* Stored records:
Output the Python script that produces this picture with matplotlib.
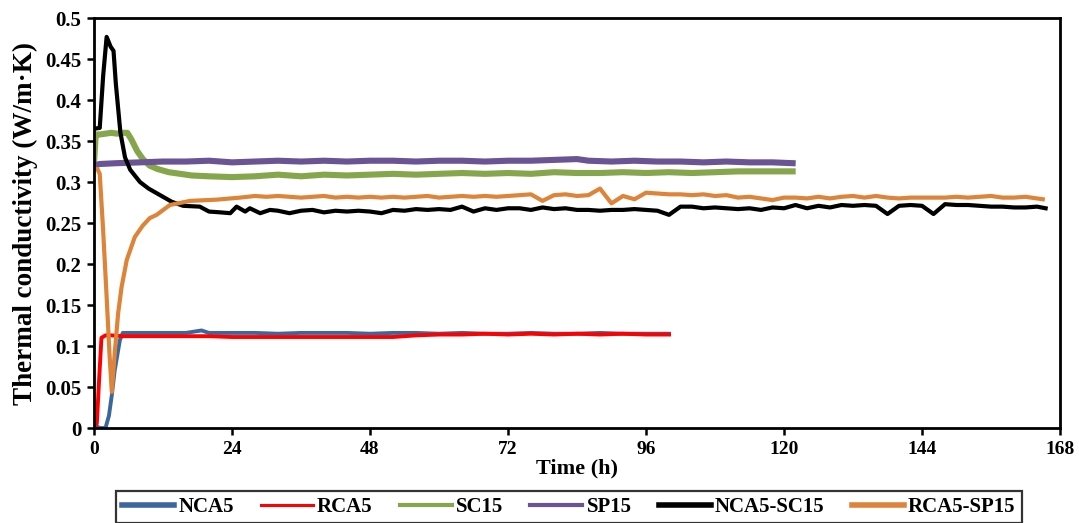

==

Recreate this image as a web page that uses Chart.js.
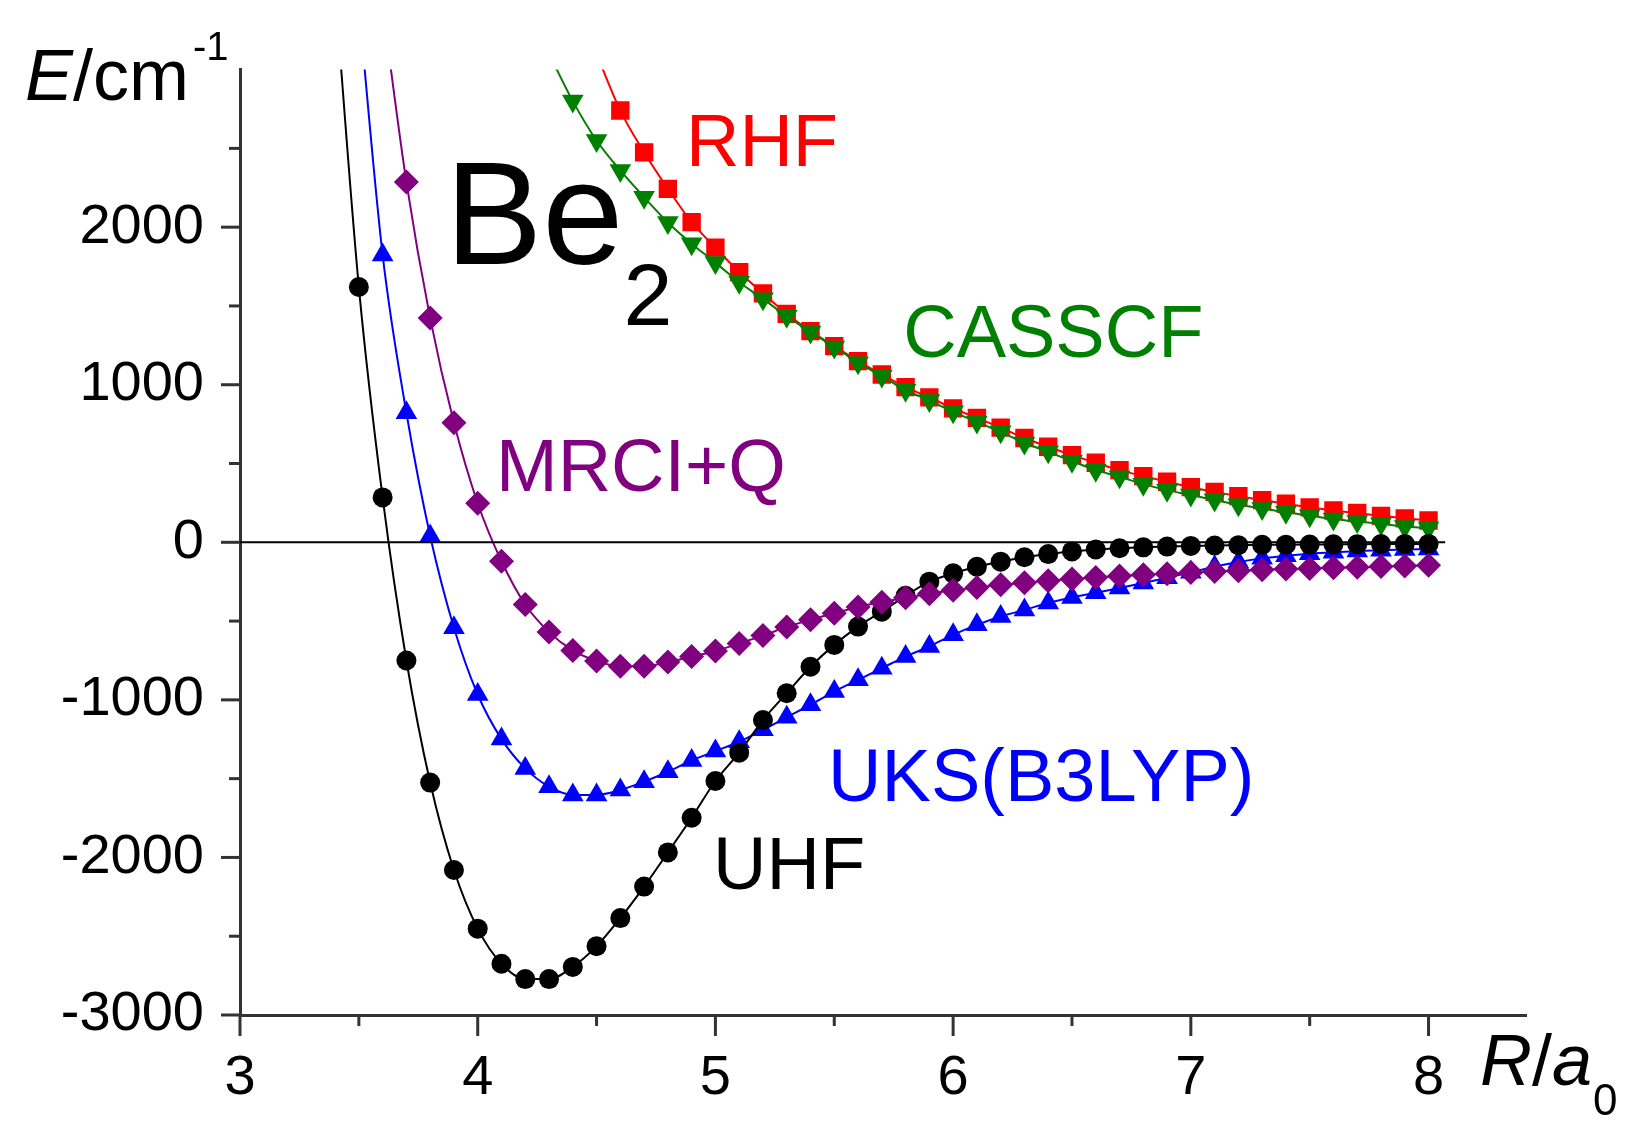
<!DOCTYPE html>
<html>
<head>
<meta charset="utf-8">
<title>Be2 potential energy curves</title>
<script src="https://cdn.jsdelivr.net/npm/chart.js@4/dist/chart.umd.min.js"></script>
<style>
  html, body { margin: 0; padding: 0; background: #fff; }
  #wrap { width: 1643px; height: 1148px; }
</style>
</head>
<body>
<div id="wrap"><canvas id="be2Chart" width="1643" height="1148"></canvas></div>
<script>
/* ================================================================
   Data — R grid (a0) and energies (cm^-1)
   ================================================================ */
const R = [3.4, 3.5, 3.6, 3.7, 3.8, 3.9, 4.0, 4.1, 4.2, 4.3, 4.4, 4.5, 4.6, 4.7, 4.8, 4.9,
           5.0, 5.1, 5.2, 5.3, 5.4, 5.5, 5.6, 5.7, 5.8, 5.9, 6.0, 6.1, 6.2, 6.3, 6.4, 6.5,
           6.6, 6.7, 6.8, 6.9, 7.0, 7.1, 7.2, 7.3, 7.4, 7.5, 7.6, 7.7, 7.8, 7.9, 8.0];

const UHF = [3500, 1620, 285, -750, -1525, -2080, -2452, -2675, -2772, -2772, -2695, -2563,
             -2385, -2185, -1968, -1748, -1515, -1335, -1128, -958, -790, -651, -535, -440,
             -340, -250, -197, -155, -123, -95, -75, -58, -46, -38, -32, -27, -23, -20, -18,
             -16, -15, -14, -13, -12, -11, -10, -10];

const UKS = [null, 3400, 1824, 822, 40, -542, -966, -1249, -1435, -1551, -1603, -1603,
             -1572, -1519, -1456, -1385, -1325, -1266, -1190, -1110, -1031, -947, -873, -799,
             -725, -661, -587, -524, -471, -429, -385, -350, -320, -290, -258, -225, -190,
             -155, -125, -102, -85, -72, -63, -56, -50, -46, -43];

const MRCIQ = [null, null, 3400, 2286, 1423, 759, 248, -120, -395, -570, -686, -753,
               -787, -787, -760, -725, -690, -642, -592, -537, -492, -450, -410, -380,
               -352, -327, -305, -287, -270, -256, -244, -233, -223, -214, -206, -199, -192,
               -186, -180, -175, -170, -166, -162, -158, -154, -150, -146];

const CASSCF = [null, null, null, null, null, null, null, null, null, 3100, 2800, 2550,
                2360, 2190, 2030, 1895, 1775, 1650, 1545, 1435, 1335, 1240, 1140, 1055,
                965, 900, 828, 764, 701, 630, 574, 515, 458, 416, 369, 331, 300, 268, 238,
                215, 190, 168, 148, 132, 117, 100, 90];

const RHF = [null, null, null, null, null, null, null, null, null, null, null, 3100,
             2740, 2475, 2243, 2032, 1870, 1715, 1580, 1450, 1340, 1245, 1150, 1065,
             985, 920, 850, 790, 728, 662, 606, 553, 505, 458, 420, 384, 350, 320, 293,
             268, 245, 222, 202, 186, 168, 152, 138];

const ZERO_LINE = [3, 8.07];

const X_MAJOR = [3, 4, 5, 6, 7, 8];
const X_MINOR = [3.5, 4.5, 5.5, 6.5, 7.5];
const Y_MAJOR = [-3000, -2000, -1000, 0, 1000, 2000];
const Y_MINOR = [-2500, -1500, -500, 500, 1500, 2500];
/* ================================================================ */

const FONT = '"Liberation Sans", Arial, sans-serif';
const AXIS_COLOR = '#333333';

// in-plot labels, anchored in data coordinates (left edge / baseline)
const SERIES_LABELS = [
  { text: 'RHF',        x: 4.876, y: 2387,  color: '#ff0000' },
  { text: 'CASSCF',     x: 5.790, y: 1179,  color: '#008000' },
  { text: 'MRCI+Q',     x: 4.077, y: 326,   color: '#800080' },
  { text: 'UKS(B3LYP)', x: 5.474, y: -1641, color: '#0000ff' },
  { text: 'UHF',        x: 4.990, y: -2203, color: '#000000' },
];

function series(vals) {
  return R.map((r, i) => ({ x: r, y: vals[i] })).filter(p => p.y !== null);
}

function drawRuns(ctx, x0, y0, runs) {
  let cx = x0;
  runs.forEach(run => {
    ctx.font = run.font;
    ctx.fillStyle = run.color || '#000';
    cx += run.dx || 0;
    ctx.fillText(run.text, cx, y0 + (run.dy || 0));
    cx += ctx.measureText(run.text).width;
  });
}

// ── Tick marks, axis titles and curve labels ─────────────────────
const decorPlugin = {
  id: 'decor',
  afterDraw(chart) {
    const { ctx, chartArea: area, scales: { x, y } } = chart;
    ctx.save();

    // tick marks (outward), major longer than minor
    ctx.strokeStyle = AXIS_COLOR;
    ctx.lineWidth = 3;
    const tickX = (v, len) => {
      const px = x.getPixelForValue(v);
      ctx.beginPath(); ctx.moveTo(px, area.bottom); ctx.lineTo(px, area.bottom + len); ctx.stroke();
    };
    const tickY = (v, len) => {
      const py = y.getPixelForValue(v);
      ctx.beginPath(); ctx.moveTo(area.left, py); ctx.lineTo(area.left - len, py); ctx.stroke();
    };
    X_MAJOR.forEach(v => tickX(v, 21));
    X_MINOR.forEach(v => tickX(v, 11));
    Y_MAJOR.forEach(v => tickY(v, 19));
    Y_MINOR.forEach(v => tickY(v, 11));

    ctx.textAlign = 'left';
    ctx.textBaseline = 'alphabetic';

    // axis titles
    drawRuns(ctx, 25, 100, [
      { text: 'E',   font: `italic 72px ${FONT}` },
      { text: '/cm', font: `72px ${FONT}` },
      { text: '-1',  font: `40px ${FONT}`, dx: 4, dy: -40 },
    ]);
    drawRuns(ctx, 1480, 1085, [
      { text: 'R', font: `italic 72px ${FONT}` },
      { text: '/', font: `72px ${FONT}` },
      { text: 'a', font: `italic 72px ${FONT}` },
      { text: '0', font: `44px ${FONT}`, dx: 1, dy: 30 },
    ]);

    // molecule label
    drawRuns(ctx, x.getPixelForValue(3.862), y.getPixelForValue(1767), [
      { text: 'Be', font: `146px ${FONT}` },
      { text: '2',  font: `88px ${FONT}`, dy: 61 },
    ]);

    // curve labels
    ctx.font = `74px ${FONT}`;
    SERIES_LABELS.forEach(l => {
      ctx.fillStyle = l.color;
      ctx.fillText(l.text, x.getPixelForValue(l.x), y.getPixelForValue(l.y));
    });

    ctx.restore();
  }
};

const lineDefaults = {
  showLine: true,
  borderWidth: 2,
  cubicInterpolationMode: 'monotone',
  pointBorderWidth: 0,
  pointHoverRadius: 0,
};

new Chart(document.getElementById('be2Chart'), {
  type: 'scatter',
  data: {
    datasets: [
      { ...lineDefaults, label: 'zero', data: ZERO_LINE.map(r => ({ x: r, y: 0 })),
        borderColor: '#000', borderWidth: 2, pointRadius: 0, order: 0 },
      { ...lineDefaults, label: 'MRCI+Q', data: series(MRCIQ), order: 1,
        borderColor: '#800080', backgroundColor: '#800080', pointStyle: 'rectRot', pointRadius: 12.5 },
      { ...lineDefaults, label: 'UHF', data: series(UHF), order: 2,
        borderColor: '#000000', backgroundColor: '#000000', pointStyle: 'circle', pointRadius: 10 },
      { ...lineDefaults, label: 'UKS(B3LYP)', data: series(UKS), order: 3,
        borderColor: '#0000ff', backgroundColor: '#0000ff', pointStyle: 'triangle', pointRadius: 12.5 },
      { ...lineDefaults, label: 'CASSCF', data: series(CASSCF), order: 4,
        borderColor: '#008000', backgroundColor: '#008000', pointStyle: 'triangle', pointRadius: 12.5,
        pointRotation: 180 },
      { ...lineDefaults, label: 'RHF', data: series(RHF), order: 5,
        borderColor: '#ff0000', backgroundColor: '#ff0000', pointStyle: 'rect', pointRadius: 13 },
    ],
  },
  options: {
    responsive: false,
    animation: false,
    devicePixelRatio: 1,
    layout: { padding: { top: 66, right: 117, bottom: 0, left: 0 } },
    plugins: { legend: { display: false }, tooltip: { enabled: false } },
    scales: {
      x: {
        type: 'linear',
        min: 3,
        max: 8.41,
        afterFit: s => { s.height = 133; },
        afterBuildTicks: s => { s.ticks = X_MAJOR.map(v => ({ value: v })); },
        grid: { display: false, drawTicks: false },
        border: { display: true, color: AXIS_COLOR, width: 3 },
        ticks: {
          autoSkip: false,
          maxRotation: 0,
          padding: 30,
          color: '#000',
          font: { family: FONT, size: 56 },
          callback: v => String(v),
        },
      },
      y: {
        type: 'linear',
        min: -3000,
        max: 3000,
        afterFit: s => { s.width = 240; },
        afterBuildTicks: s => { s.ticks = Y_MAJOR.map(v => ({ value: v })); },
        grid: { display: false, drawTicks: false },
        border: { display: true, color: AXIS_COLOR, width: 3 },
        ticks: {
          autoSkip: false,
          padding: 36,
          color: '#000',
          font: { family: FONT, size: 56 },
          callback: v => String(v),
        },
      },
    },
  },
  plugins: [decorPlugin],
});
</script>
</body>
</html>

* The request: In the listing above, find the line with "Recreate this image" and the line with "-16, -15, -14, -13, -12, -11, -10, -10];". Set down both and every line between them, minus the pictures.

* Answer below:
Recreate this image as a web page that uses Chart.js.
<!DOCTYPE html>
<html>
<head>
<meta charset="utf-8">
<title>Be2 potential energy curves</title>
<script src="https://cdn.jsdelivr.net/npm/chart.js@4/dist/chart.umd.min.js"></script>
<style>
  html, body { margin: 0; padding: 0; background: #fff; }
  #wrap { width: 1643px; height: 1148px; }
</style>
</head>
<body>
<div id="wrap"><canvas id="be2Chart" width="1643" height="1148"></canvas></div>
<script>
/* ================================================================
   Data — R grid (a0) and energies (cm^-1)
   ================================================================ */
const R = [3.4, 3.5, 3.6, 3.7, 3.8, 3.9, 4.0, 4.1, 4.2, 4.3, 4.4, 4.5, 4.6, 4.7, 4.8, 4.9,
           5.0, 5.1, 5.2, 5.3, 5.4, 5.5, 5.6, 5.7, 5.8, 5.9, 6.0, 6.1, 6.2, 6.3, 6.4, 6.5,
           6.6, 6.7, 6.8, 6.9, 7.0, 7.1, 7.2, 7.3, 7.4, 7.5, 7.6, 7.7, 7.8, 7.9, 8.0];

const UHF = [3500, 1620, 285, -750, -1525, -2080, -2452, -2675, -2772, -2772, -2695, -2563,
             -2385, -2185, -1968, -1748, -1515, -1335, -1128, -958, -790, -651, -535, -440,
             -340, -250, -197, -155, -123, -95, -75, -58, -46, -38, -32, -27, -23, -20, -18,
             -16, -15, -14, -13, -12, -11, -10, -10];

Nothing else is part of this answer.